4. Bad Connectors That Turn Every Interface into a Loss Point

A connector is not a lossless device. Each RF connector — N‑type, 7‑16 DIN, 4.3‑10 — adds between 0.05 and 0.2 dB of insertion loss. A typical DAS might have 20 to 30 connector pairs. That's 1 to 6 dB of loss before you even account for cables or splitters.

But the real problem isn't the loss spec. It's the installation quality.

A connector that isn't torqued to spec can have 0.5 dB higher loss than a properly installed one. A connector with a damaged center pin or contaminated mating surface can add 1 dB or more. A connector made with plating that oxidizes over time can start at 0.1 dB and drift to 0.5 dB within a year.

And then there's the reflection problem. Every connector transition is an impedance discontinuity. If the connector's impedance isn't perfectly matched to the cable's impedance, you get return loss at every interface. Those reflections add up.

What to do: torque every connector to spec during installation — N‑type needs about 1.7‑2.2 N·m; 7‑16 DIN needs 25‑30 N·m. Use connectors with stable plating (silver or ternary alloy) that won't oxidize over time. And if you're buying pre‑assembled cable assemblies, ask for insertion loss and return loss sweep data for every assembly, not just a sample.

5. Terminations and Loads That Nobody Thinks About

This is the one that gets everyone.

Every unused port in a DAS needs a termination load. The coupler has a coupled port you're not using? Terminate it. The combiner has an unused input? Terminate it. The power divider has a spare output? Terminate it.

A bad or missing termination does two things to your link budget.

First, it creates a reflection. An open port reflects nearly 100% of the incident power back into the system. That reflected power travels backward, combines with forward power, and creates standing waves that increase the effective loss of every component upstream.

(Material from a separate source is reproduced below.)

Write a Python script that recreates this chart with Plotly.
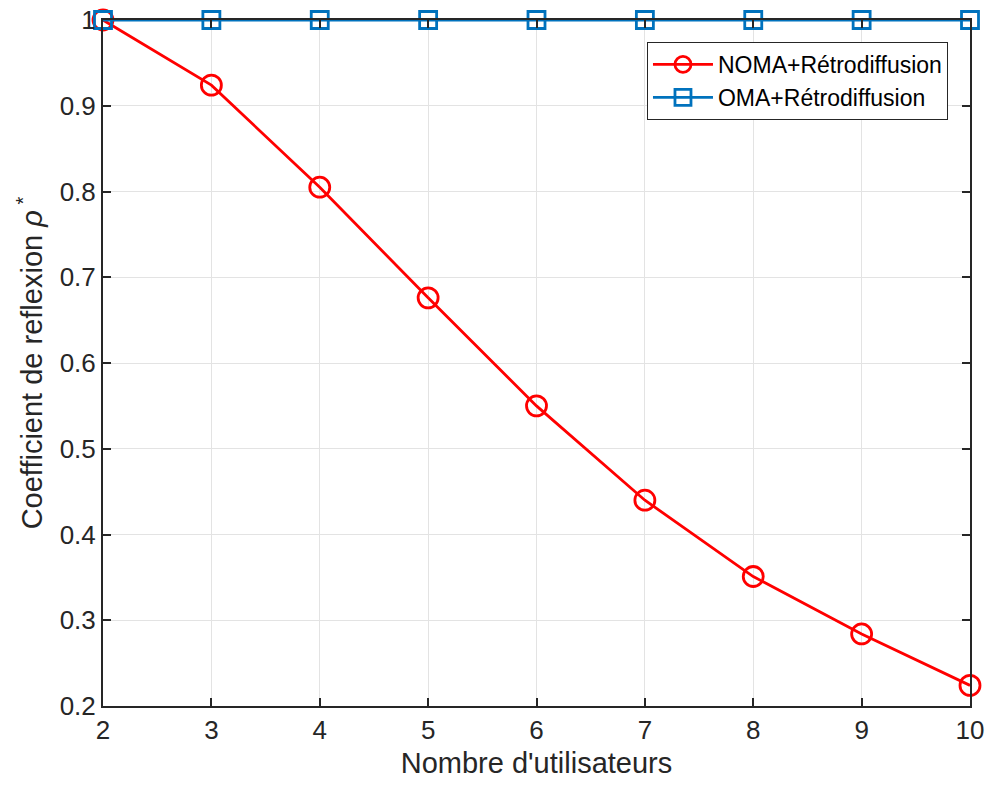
import plotly.graph_objects as go

users = [2, 3, 4, 5, 6, 7, 8, 9, 10]
noma = [1.0, 0.924, 0.805, 0.676, 0.550, 0.440, 0.351, 0.284, 0.224]
oma = [1.0, 1.0, 1.0, 1.0, 1.0, 1.0, 1.0, 1.0, 1.0]
y_ticks = [0.2, 0.3, 0.4, 0.5, 0.6, 0.7, 0.8, 0.9, 1.0]
y_ticklabels = ["0.2", "0.3", "0.4", "0.5", "0.6", "0.7", "0.8", "0.9", "1"]

FONT = "Liberation Sans, Arial, sans-serif"

fig = go.Figure()
fig.add_trace(go.Scatter(
    x=users, y=noma, mode="lines+markers", name="NOMA+Rétrodiffusion",
    line=dict(color="#FF0000", width=2.8),
    marker=dict(symbol="circle-open", size=20, color="#FF0000", line=dict(width=2.8)),
    cliponaxis=False,
))
fig.add_trace(go.Scatter(
    x=users, y=oma, mode="lines+markers", name="OMA+Rétrodiffusion",
    line=dict(color="#0072BD", width=2.8),
    marker=dict(symbol="square-open", size=17, color="#0072BD", line=dict(width=2.8)),
    cliponaxis=False,
))

axis_common = dict(
    showgrid=True, gridcolor="#E3E3E3", gridwidth=1,
    showline=True, linecolor="#262626", linewidth=2, mirror="ticks",
    ticks="inside", ticklen=8, tickwidth=1.5, tickcolor="#262626",
    zeroline=False,
    tickfont=dict(family=FONT, size=26, color="#262626"),
)

fig.update_xaxes(range=[2, 10], tickvals=users, ticktext=[str(u) for u in users],
                 automargin=False,
                 title=dict(text="Nombre d'utilisateurs", standoff=8,
                            font=dict(family=FONT, size=29, color="#262626")),
                 **axis_common)
fig.update_yaxes(range=[0.2, 1.0], tickvals=y_ticks, ticktext=y_ticklabels,
                 automargin=False,
                 title=dict(text="Coefficient de reflexion <i>ρ</i><sup> *</sup>", standoff=8,
                            font=dict(family=FONT, size=29, color="#262626")),
                 **axis_common)

fig.update_layout(
    width=987, height=785,
    margin=dict(l=103, r=17, t=20, b=79),
    plot_bgcolor="white", paper_bgcolor="white",
    legend=dict(x=0.9746, y=0.968, xanchor="right", yanchor="top",
                bgcolor="white", bordercolor="#262626", borderwidth=1,
                font=dict(family=FONT, size=23, color="#000000"),
                itemwidth=60, tracegroupgap=0),
    showlegend=True,
)

fig.write_html("out.html")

Second, a bad termination — one with poor VSWR or high PIM — becomes a PIM source right at the most sensitive point in the system. A termination load that's rated for -140 dBc PIM instead of -160 dBc can inject enough noise to raise the entire system's noise floor by 3 to 5 dB.

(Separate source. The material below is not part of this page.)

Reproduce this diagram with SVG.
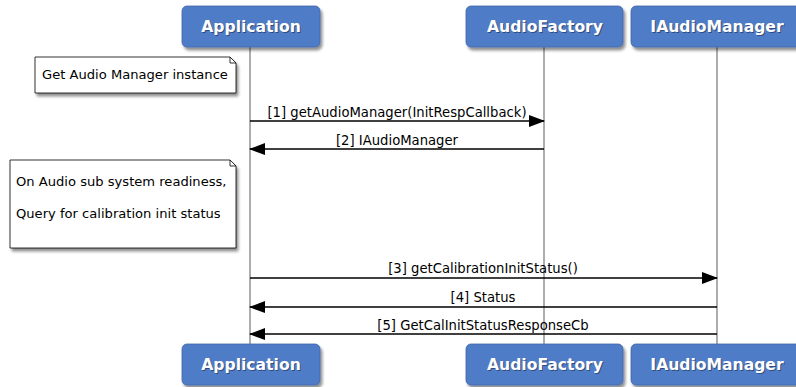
<svg xmlns="http://www.w3.org/2000/svg" width="796" height="387" viewBox="0 0 796 387">
<style>
.actor{fill:#4f7cc6;stroke:#3f66a8;stroke-width:0.8}
.atext{font-family:"DejaVu Sans",sans-serif;font-weight:bold;font-size:15.6px;fill:#fff;text-anchor:middle}
.ashadow{font-family:"DejaVu Sans",sans-serif;font-weight:bold;font-size:15.6px;fill:#1a2a50;text-anchor:middle;opacity:0.6}
.life{stroke:#999;stroke-width:1.6}
.msg{stroke:#000;stroke-width:1.5;fill:none}
.mtext{font-family:"DejaVu Sans",sans-serif;font-size:13.2px;fill:#000;text-anchor:middle}
.note{fill:#fff;stroke:#000;stroke-width:0.8}
.ntext{font-family:"DejaVu Sans",sans-serif;font-size:13.1px;fill:#000}
</style>
<defs>
<filter id="sh" x="-10%" y="-10%" width="130%" height="140%">
<feGaussianBlur in="SourceAlpha" stdDeviation="1.5"/>
<feOffset dx="2" dy="3" result="b"/>
<feComponentTransfer><feFuncA type="linear" slope="0.45"/></feComponentTransfer>
<feMerge><feMergeNode/><feMergeNode in="SourceGraphic"/></feMerge>
</filter>
<marker id="ah" markerWidth="16" markerHeight="12" refX="15" refY="6" orient="auto" markerUnits="userSpaceOnUse">
<path d="M0,0 L16,6 L0,12 z" fill="#000"/>
</marker>
</defs>
<rect width="796" height="387" fill="#fff"/>
<g id="lifelines">
<line class="life" x1="250" y1="47" x2="250" y2="345"/>
<line class="life" x1="544" y1="47" x2="544" y2="345"/>
<line class="life" x1="717" y1="47" x2="717" y2="345"/>
</g>
<g id="actor-application-top">
<rect class="actor" x="182" y="6" width="138" height="41" rx="5" filter="url(#sh)"/>
<text class="ashadow" x="252" y="33">Application</text>
<text class="atext" x="251" y="32">Application</text>
</g>
<g id="actor-audiofactory-top">
<rect class="actor" x="466" y="6" width="157" height="41" rx="5" filter="url(#sh)"/>
<text class="ashadow" x="546" y="33">AudioFactory</text>
<text class="atext" x="545" y="32">AudioFactory</text>
</g>
<g id="actor-iaudiomanager-top">
<rect class="actor" x="631" y="6" width="175" height="41" rx="5" filter="url(#sh)"/>
<text class="ashadow" x="718" y="33">IAudioManager</text>
<text class="atext" x="717" y="32">IAudioManager</text>
</g>
<g id="actor-application-bottom">
<rect class="actor" x="182" y="344" width="138" height="41" rx="5" filter="url(#sh)"/>
<text class="ashadow" x="252" y="371">Application</text>
<text class="atext" x="251" y="370">Application</text>
</g>
<g id="actor-audiofactory-bottom">
<rect class="actor" x="466" y="344" width="157" height="41" rx="5" filter="url(#sh)"/>
<text class="ashadow" x="546" y="371">AudioFactory</text>
<text class="atext" x="545" y="370">AudioFactory</text>
</g>
<g id="actor-iaudiomanager-bottom">
<rect class="actor" x="631" y="344" width="175" height="41" rx="5" filter="url(#sh)"/>
<text class="ashadow" x="718" y="371">IAudioManager</text>
<text class="atext" x="717" y="370">IAudioManager</text>
</g>
<g id="note-1">
<path class="note" d="M35,57 H230 L236,63 V93 H35 Z" filter="url(#sh)"/>
<path d="M230,57 V63 H236" fill="none" stroke="#000" stroke-width="0.8"/>
<text class="ntext" x="42" y="79">Get Audio Manager instance</text>
</g>
<g id="note-2">
<path class="note" d="M10,160 H230 L236,166 V248 H10 Z" filter="url(#sh)"/>
<path d="M230,160 V166 H236" fill="none" stroke="#000" stroke-width="0.8"/>
<text class="ntext" x="16" y="186">On Audio sub system readiness,</text>
<text class="ntext" x="16" y="218">Query for calibration init status</text>
</g>
<g id="connectors">
<line class="msg" x1="250" y1="121" x2="544" y2="121" marker-end="url(#ah)"/>
<text class="mtext" x="397" y="117">[1] getAudioManager(InitRespCallback)</text>
<line class="msg" x1="544" y1="149" x2="250" y2="149" marker-end="url(#ah)"/>
<text class="mtext" x="397" y="145">[2] IAudioManager</text>
<line class="msg" x1="250" y1="278" x2="717" y2="278" marker-end="url(#ah)"/>
<text class="mtext" x="483" y="273">[3] getCalibrationInitStatus()</text>
<line class="msg" x1="717" y1="307" x2="250" y2="307" marker-end="url(#ah)"/>
<text class="mtext" x="483" y="302">[4] Status</text>
<line class="msg" x1="717" y1="334" x2="250" y2="334" marker-end="url(#ah)"/>
<text class="mtext" x="483" y="330">[5] GetCalInitStatusResponseCb</text>
</g>
</svg>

And here's the part that makes it dangerous: terminations are almost never tested in the field. Engineers sweep the cables, check the antennas, test the splitters — and assume the little caps on the unused ports are fine. They're often not.

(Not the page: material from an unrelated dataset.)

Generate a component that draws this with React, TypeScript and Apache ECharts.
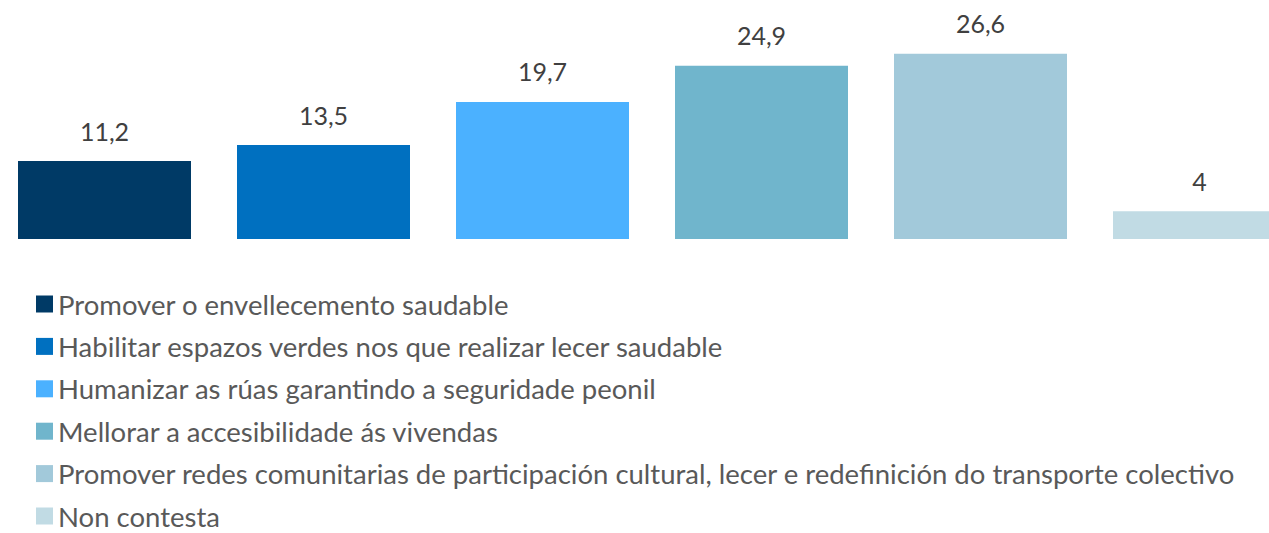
import React, { useEffect, useRef } from "react";
import * as echarts from "echarts";

const categories = [
  "Promover o envellecemento saudable",
  "Habilitar espazos verdes nos que realizar lecer saudable",
  "Humanizar as rúas garantindo a seguridade peonil",
  "Mellorar a accesibilidade ás vivendas",
  "Promover redes comunitarias de participación cultural, lecer e redefinición do transporte colectivo",
  "Non contesta",
];
const values = [11.2, 13.5, 19.7, 24.9, 26.6, 4];
const colors = ["#003A66", "#0070C0", "#4BB1FF", "#70B5CC", "#A2C9DA", "#C1DBE4"];

const FONT = "Lato";

export default function App() {
  const ref = useRef<HTMLDivElement>(null);
  useEffect(() => {
    if (!ref.current) return;
    const chart = echarts.init(ref.current, undefined, { renderer: "svg" });
    const series = categories.map((name, i) => ({
      name,
      type: "bar",
      stack: "all",
      barWidth: 173,
      itemStyle: { color: colors[i] },
      label: {
        show: true,
        position: "top",
        distance: 18,
        color: "#404040",
        fontSize: 25,
        fontFamily: FONT,
        formatter: (p: any) => String(p.value).replace(".", ","),
      },
      data: categories.map((_, j) => (j === i ? values[i] : "-")),
    }));
    const legends = categories.map((name, i) => ({
      orient: "vertical",
      left: 36,
      top: 290 + i * 42.4,
      padding: 0,
      itemWidth: 17,
      itemHeight: 17,
      icon: "rect",
      textStyle: { color: "#595959", fontSize: 27.5, fontFamily: FONT },
      data: [name],
    }));
    chart.setOption({
      animation: false,
      grid: { left: -5, width: 1314, top: 30.2, bottom: 294, outerBoundsMode: "none" },
      xAxis: {
        type: "category",
        data: categories,
        show: false,
      },
      yAxis: { type: "value", min: 0, max: 30, show: false, splitLine: { show: false } },
      legend: legends,
      series,
    });
    return () => chart.dispose();
  }, []);
  return (
    <div
      ref={ref}
      style={{ position: "absolute", left: 0, top: 0, width: 1269, height: 533 }}
    />
  );
}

What to do: specify low‑PIM terminations on every unused port. Test them the same way you test every other component. And if you're designing a system with many unused ports (common in flexible DAS designs), consider using hybrid couplers or tappers that have fewer unused ports to begin with.

The Cumulative Effect

Each of these five problems individually might be small. A splitter that's 0.3 dB over spec. A connector with 0.5 dB extra loss. A termination with marginal PIM. A VSWR that's 1.35:1 instead of 1.25:1.

Add them together across 20, 30, or 50 components, and your link budget loses 5, 8, or 10 dB of margin. Coverage shrinks. Uplink sensitivity drops. Users complain. And the only way to fix it is to rip out half the passive chain and start over.

The difference between a system that works and a system that doesn't is often not the big things — the radios, the antennas, the baseband. It's the passive components that connect them. One bad component can ruin the entire budget. Five bad components? You don't have a link budget anymore.

A Final Note

From a manufacturer's perspective, passive RF loss is not accidental. It's the result of material choices, machining tolerances, plating consistency, and assembly control. Two components with identical datasheets can perform very differently in real networks.

If you're specifying components for a DAS, don't just look at the datasheet. Look at the test data. Look at the batch consistency. Look at the material choices — is that connector plated with silver or nickel? Is that cavity machined from aluminum or die‑cast from mystery metal?

And if a supplier can't tell you exactly what's inside their components and show you the test data to prove it works, find one that can.

Because once the system is installed, the link budget doesn't care about the datasheet. It only cares about what's actually in the chain.